Goal of the exercise
Listed below are entries; give the number of lines among them that include "script", and only that number.

Listing

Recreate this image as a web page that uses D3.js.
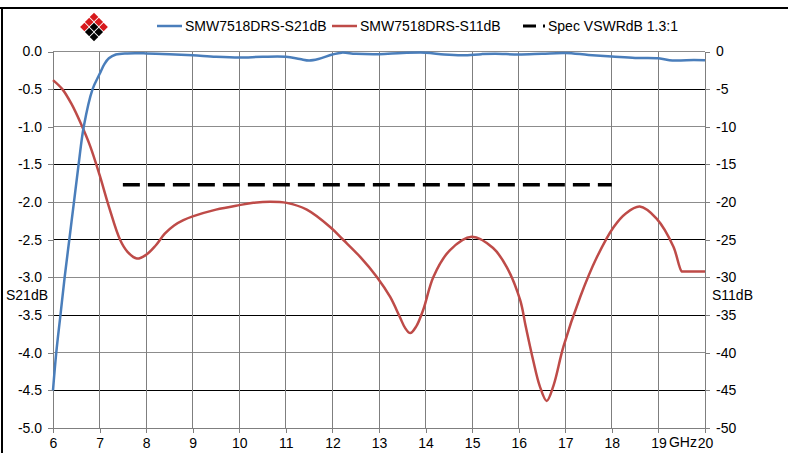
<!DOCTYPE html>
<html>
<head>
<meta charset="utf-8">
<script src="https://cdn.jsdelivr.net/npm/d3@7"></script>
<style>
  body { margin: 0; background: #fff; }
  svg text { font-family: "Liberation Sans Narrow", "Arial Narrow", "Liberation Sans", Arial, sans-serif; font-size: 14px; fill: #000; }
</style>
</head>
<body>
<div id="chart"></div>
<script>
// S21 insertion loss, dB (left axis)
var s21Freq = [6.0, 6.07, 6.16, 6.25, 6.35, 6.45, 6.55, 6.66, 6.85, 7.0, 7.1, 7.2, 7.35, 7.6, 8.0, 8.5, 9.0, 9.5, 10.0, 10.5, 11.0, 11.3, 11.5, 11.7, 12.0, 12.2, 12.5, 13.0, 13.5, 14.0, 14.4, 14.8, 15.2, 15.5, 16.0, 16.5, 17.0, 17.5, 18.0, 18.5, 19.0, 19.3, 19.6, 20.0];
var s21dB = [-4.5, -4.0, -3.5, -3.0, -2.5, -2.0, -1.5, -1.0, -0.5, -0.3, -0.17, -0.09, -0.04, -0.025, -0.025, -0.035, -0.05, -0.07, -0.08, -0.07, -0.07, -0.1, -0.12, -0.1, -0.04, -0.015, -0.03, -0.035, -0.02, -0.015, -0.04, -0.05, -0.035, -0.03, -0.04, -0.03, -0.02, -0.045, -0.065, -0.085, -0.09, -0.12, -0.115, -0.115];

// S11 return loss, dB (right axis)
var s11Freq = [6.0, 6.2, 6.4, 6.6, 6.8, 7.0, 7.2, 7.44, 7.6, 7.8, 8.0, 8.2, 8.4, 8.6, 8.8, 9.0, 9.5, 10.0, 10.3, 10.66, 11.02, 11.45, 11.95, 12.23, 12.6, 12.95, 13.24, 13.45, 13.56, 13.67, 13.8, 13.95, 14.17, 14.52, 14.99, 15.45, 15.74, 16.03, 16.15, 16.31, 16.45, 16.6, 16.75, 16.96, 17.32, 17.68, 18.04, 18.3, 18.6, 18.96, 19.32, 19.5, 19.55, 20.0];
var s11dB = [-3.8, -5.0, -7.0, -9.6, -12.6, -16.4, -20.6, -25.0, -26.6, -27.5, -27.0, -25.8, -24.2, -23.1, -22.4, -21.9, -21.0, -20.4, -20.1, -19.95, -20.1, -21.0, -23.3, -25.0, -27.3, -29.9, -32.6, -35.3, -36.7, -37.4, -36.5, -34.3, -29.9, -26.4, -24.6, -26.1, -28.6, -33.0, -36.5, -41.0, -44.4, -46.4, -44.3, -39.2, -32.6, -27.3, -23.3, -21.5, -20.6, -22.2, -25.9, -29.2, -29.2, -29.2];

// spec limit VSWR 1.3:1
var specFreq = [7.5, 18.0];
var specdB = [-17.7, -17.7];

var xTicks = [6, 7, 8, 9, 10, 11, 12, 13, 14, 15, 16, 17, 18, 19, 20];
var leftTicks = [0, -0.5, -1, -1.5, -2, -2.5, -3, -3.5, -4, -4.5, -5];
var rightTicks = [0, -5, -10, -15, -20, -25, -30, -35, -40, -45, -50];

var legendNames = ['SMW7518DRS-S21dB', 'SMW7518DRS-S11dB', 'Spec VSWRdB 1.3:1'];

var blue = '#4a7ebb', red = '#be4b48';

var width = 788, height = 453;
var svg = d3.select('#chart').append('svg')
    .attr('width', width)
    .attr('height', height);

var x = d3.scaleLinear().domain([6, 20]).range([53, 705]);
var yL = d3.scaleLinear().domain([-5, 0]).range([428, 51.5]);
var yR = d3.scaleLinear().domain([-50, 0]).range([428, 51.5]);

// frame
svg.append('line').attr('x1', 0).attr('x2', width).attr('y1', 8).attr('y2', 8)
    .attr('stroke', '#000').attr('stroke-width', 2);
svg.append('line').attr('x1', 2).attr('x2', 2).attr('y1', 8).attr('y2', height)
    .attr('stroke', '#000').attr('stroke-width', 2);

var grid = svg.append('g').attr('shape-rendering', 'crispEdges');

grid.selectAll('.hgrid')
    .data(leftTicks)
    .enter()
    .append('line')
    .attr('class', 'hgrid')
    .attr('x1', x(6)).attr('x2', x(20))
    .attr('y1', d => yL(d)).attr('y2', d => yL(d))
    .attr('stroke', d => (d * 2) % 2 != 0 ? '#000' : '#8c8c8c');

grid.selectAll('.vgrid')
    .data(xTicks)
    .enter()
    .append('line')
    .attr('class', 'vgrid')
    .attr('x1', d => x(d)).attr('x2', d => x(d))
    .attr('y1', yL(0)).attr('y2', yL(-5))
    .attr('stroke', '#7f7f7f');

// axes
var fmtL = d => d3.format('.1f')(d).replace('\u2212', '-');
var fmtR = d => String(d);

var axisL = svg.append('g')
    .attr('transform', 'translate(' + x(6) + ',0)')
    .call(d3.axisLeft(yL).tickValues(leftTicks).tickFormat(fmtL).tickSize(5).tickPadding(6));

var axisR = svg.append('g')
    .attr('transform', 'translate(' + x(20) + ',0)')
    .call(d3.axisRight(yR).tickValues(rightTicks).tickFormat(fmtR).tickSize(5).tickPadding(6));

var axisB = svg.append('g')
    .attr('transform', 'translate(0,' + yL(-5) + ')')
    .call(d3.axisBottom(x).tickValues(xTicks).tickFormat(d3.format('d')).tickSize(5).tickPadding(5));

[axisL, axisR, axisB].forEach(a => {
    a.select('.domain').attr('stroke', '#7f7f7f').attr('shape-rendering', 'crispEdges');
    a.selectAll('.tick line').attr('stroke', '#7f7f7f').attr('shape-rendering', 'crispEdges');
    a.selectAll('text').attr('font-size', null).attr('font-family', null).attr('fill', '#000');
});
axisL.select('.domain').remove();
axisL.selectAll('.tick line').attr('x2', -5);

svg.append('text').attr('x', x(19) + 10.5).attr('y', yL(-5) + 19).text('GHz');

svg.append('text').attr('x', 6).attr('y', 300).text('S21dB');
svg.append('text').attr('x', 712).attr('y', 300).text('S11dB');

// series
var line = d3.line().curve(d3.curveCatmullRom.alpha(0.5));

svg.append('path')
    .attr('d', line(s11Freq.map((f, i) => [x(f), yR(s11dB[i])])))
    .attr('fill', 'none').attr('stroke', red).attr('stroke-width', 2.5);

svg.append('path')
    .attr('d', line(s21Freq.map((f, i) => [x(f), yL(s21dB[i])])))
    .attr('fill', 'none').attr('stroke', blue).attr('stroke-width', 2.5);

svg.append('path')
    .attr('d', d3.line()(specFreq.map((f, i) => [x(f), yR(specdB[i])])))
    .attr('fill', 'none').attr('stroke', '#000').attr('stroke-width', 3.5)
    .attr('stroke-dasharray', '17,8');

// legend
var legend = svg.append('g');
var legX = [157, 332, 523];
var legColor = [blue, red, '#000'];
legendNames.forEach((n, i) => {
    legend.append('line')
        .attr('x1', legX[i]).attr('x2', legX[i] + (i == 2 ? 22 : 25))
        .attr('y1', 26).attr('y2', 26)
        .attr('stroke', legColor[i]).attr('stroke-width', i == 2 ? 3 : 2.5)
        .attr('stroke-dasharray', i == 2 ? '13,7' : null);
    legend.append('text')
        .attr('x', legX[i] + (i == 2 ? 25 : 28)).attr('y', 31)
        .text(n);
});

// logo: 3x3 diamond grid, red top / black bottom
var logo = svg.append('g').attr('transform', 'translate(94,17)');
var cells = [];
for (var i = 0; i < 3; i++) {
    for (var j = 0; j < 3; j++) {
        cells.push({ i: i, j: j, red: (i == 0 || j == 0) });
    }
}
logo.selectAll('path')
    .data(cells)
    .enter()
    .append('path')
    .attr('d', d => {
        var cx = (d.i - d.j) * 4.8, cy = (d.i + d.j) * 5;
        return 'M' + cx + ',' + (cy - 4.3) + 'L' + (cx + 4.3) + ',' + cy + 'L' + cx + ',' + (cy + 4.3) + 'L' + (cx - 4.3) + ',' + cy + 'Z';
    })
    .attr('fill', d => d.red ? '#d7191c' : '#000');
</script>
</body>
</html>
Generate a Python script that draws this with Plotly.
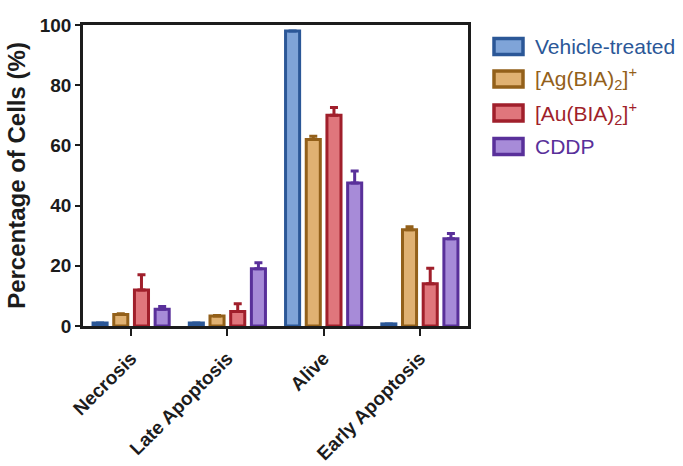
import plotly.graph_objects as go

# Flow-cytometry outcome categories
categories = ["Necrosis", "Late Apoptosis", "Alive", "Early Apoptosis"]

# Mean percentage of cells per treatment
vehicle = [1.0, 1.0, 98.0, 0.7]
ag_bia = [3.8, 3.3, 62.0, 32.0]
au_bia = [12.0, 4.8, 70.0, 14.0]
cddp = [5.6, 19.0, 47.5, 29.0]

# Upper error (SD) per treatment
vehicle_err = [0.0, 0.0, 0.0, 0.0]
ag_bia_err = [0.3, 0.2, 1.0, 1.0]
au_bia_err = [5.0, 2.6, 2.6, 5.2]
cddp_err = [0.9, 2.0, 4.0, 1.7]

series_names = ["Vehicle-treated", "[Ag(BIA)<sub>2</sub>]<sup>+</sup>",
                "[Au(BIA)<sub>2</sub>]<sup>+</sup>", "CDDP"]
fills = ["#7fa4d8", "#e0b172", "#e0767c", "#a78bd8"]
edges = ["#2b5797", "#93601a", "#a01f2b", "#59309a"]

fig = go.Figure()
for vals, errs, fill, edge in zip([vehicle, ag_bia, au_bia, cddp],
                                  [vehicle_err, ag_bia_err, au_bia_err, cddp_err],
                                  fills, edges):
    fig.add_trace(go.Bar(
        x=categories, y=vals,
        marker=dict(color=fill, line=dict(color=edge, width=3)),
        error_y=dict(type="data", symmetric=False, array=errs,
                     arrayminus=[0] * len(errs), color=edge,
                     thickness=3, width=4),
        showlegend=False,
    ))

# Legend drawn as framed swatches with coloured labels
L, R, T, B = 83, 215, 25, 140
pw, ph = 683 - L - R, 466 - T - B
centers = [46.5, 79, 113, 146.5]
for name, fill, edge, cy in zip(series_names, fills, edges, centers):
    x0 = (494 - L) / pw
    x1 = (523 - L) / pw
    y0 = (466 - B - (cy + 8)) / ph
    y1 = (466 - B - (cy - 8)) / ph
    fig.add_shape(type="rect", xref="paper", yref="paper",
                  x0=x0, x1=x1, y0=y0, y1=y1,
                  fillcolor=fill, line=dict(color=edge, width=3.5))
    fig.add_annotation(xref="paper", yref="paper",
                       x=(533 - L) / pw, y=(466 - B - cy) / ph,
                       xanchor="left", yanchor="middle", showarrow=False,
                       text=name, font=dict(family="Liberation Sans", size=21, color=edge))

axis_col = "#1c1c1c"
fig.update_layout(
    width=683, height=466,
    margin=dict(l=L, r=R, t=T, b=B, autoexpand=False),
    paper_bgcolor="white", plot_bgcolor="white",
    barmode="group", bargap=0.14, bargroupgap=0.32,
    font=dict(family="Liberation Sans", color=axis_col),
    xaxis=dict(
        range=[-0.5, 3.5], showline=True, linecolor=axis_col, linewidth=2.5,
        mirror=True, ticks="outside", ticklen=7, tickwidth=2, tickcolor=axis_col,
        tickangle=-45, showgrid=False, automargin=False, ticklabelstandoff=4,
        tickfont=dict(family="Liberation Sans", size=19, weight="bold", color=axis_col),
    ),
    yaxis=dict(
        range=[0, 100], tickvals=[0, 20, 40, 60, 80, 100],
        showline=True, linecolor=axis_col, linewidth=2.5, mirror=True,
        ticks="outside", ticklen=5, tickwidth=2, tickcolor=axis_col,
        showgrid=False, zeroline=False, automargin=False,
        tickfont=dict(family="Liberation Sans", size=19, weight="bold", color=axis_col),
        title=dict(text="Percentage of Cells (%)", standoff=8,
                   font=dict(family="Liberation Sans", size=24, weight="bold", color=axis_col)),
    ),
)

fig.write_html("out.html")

Result of the task
4